Bike Mag Feature of Mark Summers
A few of my images were recently featured in the May issue of Bike Mag, the holy grail of cycling publications. The images were part of a feature written by my friend and colleague Colin Field about Joyride 150 Bike park co-owner Mark Summers. Mark is an incredible human being and Colin did a stellar job on the article.
Like most photography assignments, this one came with a rapidly approaching deadline, giving me only a few days to get the images Bike needed. This article was meant to be all about Mark the man and I was tasked to avoid shooting him in typical settings such as standing with the park behind him or with any kind of signage. It was February at the time and we were buried in snow so I had my work cut out for me. On a nice warm summer’s day this would have been a much simpler proposition. I could have comfortably walked around the industrial complex with Mark looking for some nice light or open shade but in the dead of winter, this wasn’t an option. Not if I wanted Mark smiling, anyway.
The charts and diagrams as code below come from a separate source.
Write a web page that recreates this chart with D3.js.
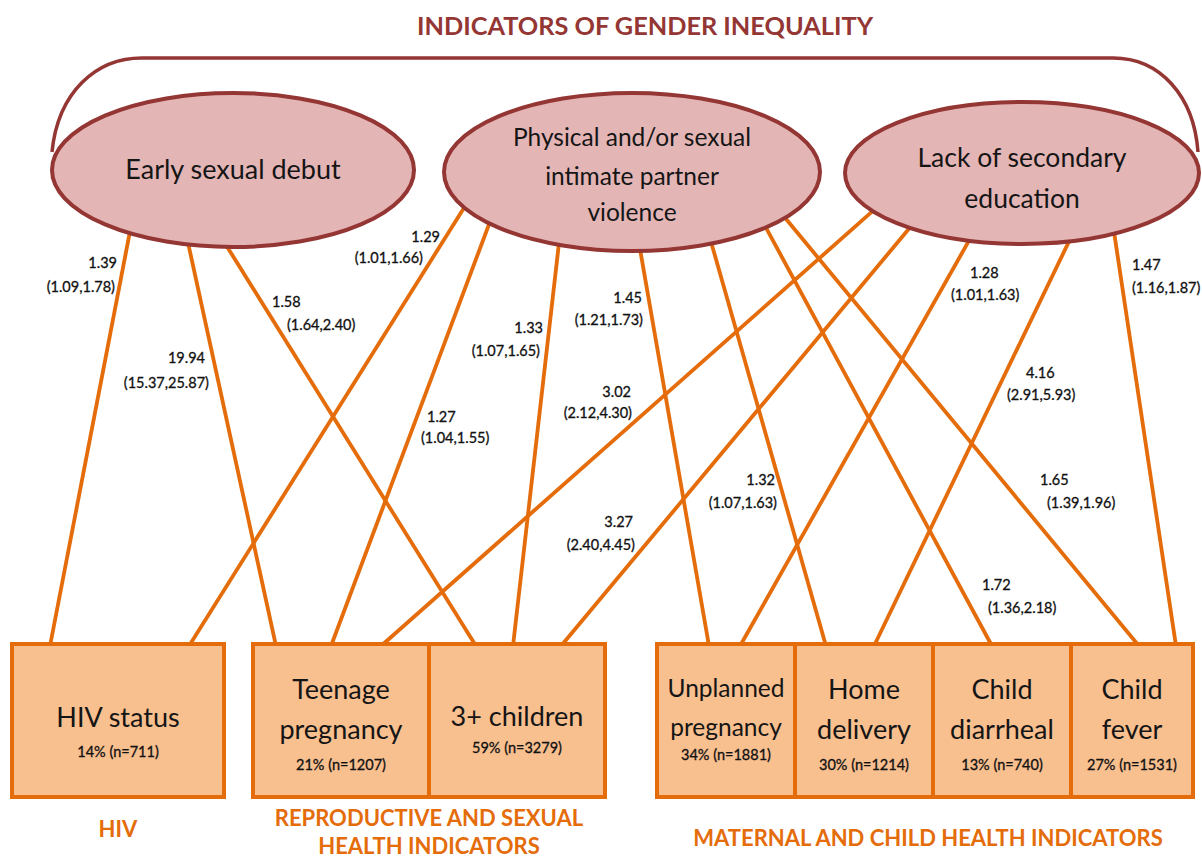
<!DOCTYPE html>
<html>
<head>
<meta charset="utf-8">
<script src="https://cdn.jsdelivr.net/npm/d3@7"></script>
<style>
body { margin: 0; background: #fff; }
text { font-family: Lato, "Open Sans", sans-serif; }
</style>
</head>
<body>
<script>
// exposures (gender inequality indicators) and outcomes
var exposureLines = [
  ["Early sexual debut"],
  ["Physical and/or sexual", "intimate partner", "violence"],
  ["Lack of secondary", "education"]
];
var outcomeLines = [
  ["HIV status"], ["Teenage", "pregnancy"], ["3+ children"],
  ["Unplanned", "pregnancy"], ["Home", "delivery"], ["Child", "diarrheal"], ["Child", "fever"]
];
var prevalence = [14, 21, 59, 34, 30, 13, 27];
var sampleN = [711, 1207, 3279, 1881, 1214, 740, 1531];

// associations: exposure index -> outcome index, odds ratio and 95% CI
var linkFrom = [0, 0, 0, 1, 1, 1, 1, 1, 1, 1, 2, 2, 2, 2, 2];
var linkTo   = [0, 1, 2, 0, 1, 2, 3, 4, 5, 6, 1, 2, 3, 4, 6];
var oddsRatio = [1.39, 19.94, 1.58, 1.29, 1.27, 1.33, 1.45, 1.32, 1.72, 1.65, 3.02, 3.27, 1.28, 4.16, 1.47];
var ciLow  = [1.09, 15.37, 1.64, 1.01, 1.04, 1.07, 1.21, 1.07, 1.36, 1.39, 2.12, 2.40, 1.01, 2.91, 1.16];
var ciHigh = [1.78, 25.87, 2.40, 1.66, 1.55, 1.65, 1.73, 1.63, 2.18, 1.96, 4.30, 4.45, 1.63, 5.93, 1.87];

var groupLabels = [["HIV"], ["REPRODUCTIVE AND SEXUAL", "HEALTH INDICATORS"], ["MATERNAL AND CHILD HEALTH INDICATORS"]];

// ---- layout (pixels) ----
var W = 1202, H = 859;
var dark = "#943634", pink = "#e4b5b5", orange = "#e46c0a", peach = "#f8bf8f";

var ellipses = [
  {cx: 233, cy: 170, rx: 181, ry: 77, ys: [170], size: 27},
  {cx: 632, cy: 172, rx: 188, ry: 79, ys: [137, 176, 212], size: 24.5},
  {cx: 1022, cy: 173, rx: 177, ry: 71, ys: [158, 199], size: 26.5}
];
var boxTop = 644, boxBottom = 797;
var boxEdges = [[12, 224], [253, 429], [429, 605], [657, 795], [795, 933], [933, 1071], [1071, 1193]];
var boxTextY = [[718], [690, 730], [717], [688, 727], [690, 730], [690, 730], [690, 730]];
var boxStatY = [752, 765, 748, 755, 765, 765, 765];
var boxTextSize = [27, 27, 27, 24.5, 27, 27, 27];

var startX = [130, 188, 226, 465, 490, 559, 640, 711, 765, 784, 874, 911, 970, 1070, 1114];
var endX   = [50, 276, 476, 189, 331, 513, 709, 826, 992, 1139, 381, 561, 740, 874, 1176];

// label anchor: [x, y(centre), anchor] for OR and for CI
var orPos = [[117,263,"end"],[205,358,"end"],[272,302,"start"],[440,237,"end"],[427,417,"start"],
  [543,328,"end"],[642,298,"end"],[775,480,"end"],[982,585,"start"],[1040,480,"start"],
  [631,392,"end"],[633,522,"end"],[970,273,"start"],[1026,373,"start"],[1132,265,"start"]];
var ciPos = [[115,287,"end"],[209,383,"end"],[287,325,"start"],[423,258,"end"],[421,438,"start"],
  [540,351,"end"],[643,320,"end"],[777,503,"end"],[988,608,"start"],[1047,503,"start"],
  [632,413,"end"],[635,545,"end"],[951,295,"start"],[1007,395,"start"],[1132,288,"start"]];

var groupPos = [{x: 118, ys: [829]}, {x: 429, ys: [818, 846]}, {x: 928, ys: [838]}];

var svg = d3.select("body").append("svg")
  .attr("width", W).attr("height", H);

svg.append("rect").attr("width", W).attr("height", H).attr("fill", "#fff");

// title
svg.append("text")
  .attr("x", 645).attr("y", 26).attr("dy", "0.35em")
  .attr("text-anchor", "middle")
  .attr("font-size", 25.3).attr("font-weight", "bold")
  .attr("fill", dark)
  .text("INDICATORS OF GENDER INEQUALITY");

// bracket linking the three indicators
svg.append("path")
  .attr("d", "M52,152 C58,92 96,58 142,58 L1113,58 C1160,58 1194,96 1198,152")
  .attr("fill", "none").attr("stroke", dark).attr("stroke-width", 3.5);

function ellipseY(e, x) {
  var t = (x - e.cx) / e.rx;
  return e.cy + e.ry * Math.sqrt(Math.max(0, 1 - t * t)) - 2;
}

// association lines
var links = linkFrom.map(function(f, i) {
  return {from: f, to: linkTo[i], or: oddsRatio[i], lo: ciLow[i], hi: ciHigh[i],
          x0: startX[i], x1: endX[i], orp: orPos[i], cip: ciPos[i]};
});

svg.append("g").selectAll("line").data(links).join("line")
  .attr("x1", function(d) { return d.x0; })
  .attr("y1", function(d) { return ellipseY(ellipses[d.from], d.x0); })
  .attr("x2", function(d) { return d.x1; })
  .attr("y2", boxTop + 2)
  .attr("stroke", orange).attr("stroke-width", 3.8);

// ellipses
var eg = svg.append("g").selectAll("g").data(ellipses).join("g");
eg.append("ellipse")
  .attr("cx", function(d) { return d.cx; }).attr("cy", function(d) { return d.cy; })
  .attr("rx", function(d) { return d.rx; }).attr("ry", function(d) { return d.ry; })
  .attr("fill", pink).attr("stroke", dark).attr("stroke-width", 4);
eg.each(function(d, i) {
  d3.select(this).selectAll("text").data(exposureLines[i]).join("text")
    .attr("x", d.cx).attr("y", function(t, j) { return d.ys[j]; })
    .attr("dy", "0.35em").attr("text-anchor", "middle")
    .attr("font-size", d.size).attr("fill", "#151515")
    .text(function(t) { return t; });
});

// outcome boxes
var bg = svg.append("g").selectAll("g").data(outcomeLines).join("g");
bg.append("rect")
  .attr("x", function(d, i) { return boxEdges[i][0]; })
  .attr("y", boxTop)
  .attr("width", function(d, i) { return boxEdges[i][1] - boxEdges[i][0]; })
  .attr("height", boxBottom - boxTop)
  .attr("fill", peach).attr("stroke", orange).attr("stroke-width", 4);
bg.each(function(lines, i) {
  var cx = (boxEdges[i][0] + boxEdges[i][1]) / 2;
  var g = d3.select(this);
  g.selectAll("text.name").data(lines).join("text").attr("class", "name")
    .attr("x", cx).attr("y", function(t, j) { return boxTextY[i][j]; })
    .attr("dy", "0.35em").attr("text-anchor", "middle")
    .attr("font-size", boxTextSize[i]).attr("fill", "#151515")
    .text(function(t) { return t; });
  g.append("text")
    .attr("x", cx).attr("y", boxStatY[i]).attr("dy", "0.35em")
    .attr("text-anchor", "middle").attr("font-size", 14.5).attr("fill", "#111")
    .attr("stroke", "#111").attr("stroke-width", 0.3)
    .text(prevalence[i] + "% (n=" + sampleN[i] + ")");
});

// odds ratio labels
var lg = svg.append("g").selectAll("g").data(links).join("g")
  .attr("font-size", 14.5).attr("fill", "#111")
  .attr("stroke", "#111").attr("stroke-width", 0.3);
lg.append("text")
  .attr("x", function(d) { return d.orp[0]; }).attr("y", function(d) { return d.orp[1]; })
  .attr("text-anchor", function(d) { return d.orp[2]; })
  .attr("dy", "0.35em")
  .text(function(d) { return d.or.toFixed(2); });
lg.append("text")
  .attr("x", function(d) { return d.cip[0]; }).attr("y", function(d) { return d.cip[1]; })
  .attr("text-anchor", function(d) { return d.cip[2]; })
  .attr("dy", "0.35em")
  .text(function(d) { return "(" + d.lo.toFixed(2) + "," + d.hi.toFixed(2) + ")"; });

// outcome group labels
groupLabels.forEach(function(lines, i) {
  svg.append("g").selectAll("text").data(lines).join("text")
    .attr("x", groupPos[i].x).attr("y", function(t, j) { return groupPos[i].ys[j]; })
    .attr("dy", "0.35em").attr("text-anchor", "middle")
    .attr("font-size", 22).attr("font-weight", "bold").attr("fill", orange)
    .text(function(t) { return t; });
});
</script>
</body>
</html>
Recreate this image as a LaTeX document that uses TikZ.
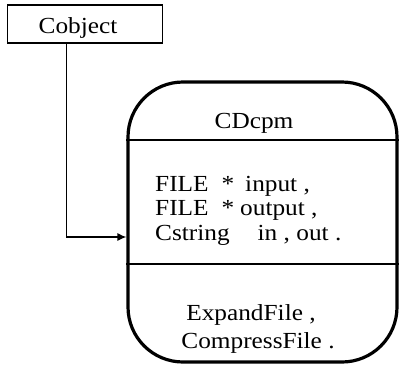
\documentclass[tikz,border=0pt]{standalone}
\usepackage{fontspec}
\setmainfont{Liberation Serif}[FakeStretch=1.1]
\usetikzlibrary{arrows.meta}

\begin{document}
\begin{tikzpicture}[x=1pt,y=-1pt,
  every node/.style={font=\fontsize{23}{28}\selectfont,inner sep=0pt},
  classbox/.style={draw,line width=3.2pt,rounded corners=55pt,minimum width=269pt,minimum height=280pt},
  basebox/.style={draw,line width=1.3pt,minimum width=155pt,minimum height=38pt}]
\useasboundingbox (0,0) rectangle (401,370);
\def\sep{1.3pt}

% base class
\node[basebox] (cobject) at (85,24) {};
\node[anchor=base] (cobjname) at (78,33) {Cobject};

% derived class with its three parts
\node[classbox] (cdcpm) at (262.5,222) {};
\node[anchor=base] (name) at (254,128) {CDcpm};
\draw[line width=\sep] (cdcpm.west |- 0,140) -- (cdcpm.east |- 0,140);
\draw[line width=\sep] (cdcpm.west |- 0,264) -- (cdcpm.east |- 0,264);

\node[anchor=base west] (attr1) at (155,191) {FILE\hspace{13pt}*\hspace{11pt}input ,};
\node[anchor=base west] (attr2) at (155,215) {FILE\hspace{13pt}*\hspace{6pt}output ,};
\node[anchor=base west] (attr3) at (155,240) {Cstring\hspace{28pt}in , out .};

\node[anchor=base] (op1) at (251,320) {ExpandFile ,};
\node[anchor=base] (op2) at (258,348) {CompressFile .};

% inheritance link
\coordinate (drop) at ([xshift=60pt]cobject.south west);
\draw[line width=1.2pt,-{Latex[length=9pt,width=8pt]}] (drop) |- (cdcpm.west |- 0,237);
\end{tikzpicture}
\end{document}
I decided to bring a fairly big kit and brought Dean Thomson along to assist me (thanks Dean). Bike is known for its beautiful, naturally lit images and while I was not restricted to using available light exclusivly, I wanted to stay true to their look. The ambient light in Joyride is pretty harsh. There isn’t much of it and what is there is not very flattering for a portrait. Bouncing small flashes or using reflectors really weren’t viable options either. The light that I chose to use as my main light for this shoot was the 190cm Elinchrom Octa. It’s a massive light source but more importantly, it’s an indirect light source which means that the strobe, in this case my Rangers, point back into the light bank and give it a nice even diffused quality. My best hope for decent light was window light but there are only a few in the complex and the light was burning in way too hot. Rather than get the bed sheets out to diffuse it, I decided that the Octa would best allow me to recreate that quality of light anywhere in the park. It would give me the light I was after and also allow me to have it where I wanted it. I also had Speedlights and umbrellas with me but they would only be used for fill and accents. You can see from the behind-the-scene images that Dean grabbed just how big the Octa is.
I shot quite a few images over the course of the two days and even hauled poor Mark out into the snow to get some of the raw imagery Bike was looking for. I did manage to find some nice ambient light throughout the day and those were the images that the editors chose to run with. These images were my favs as well and I am really happy these are the ones they selected. It’s always nice when your visions align. Bike is renowned for the quality of the articles and photos that grace its pages and I am certainly honoured to have been the photographer chosen to capture Mark for this story.
It is nice to see Mark get the recognition he deserves. He is the greatest thing to happen to the scene here in Ontario and we’re lucky to have him. Big thanks to David and Anthony at Bike and to Mark for allowing me to spend the day working with him in front of the lens.
The issue just hit the newsstands so be sure to check it out. I was at Disney when the issue was released and there was no way to get it there. I picked up a digital copy on my iPad while I was down there but was happy to see it in print, as it should be, once I got home.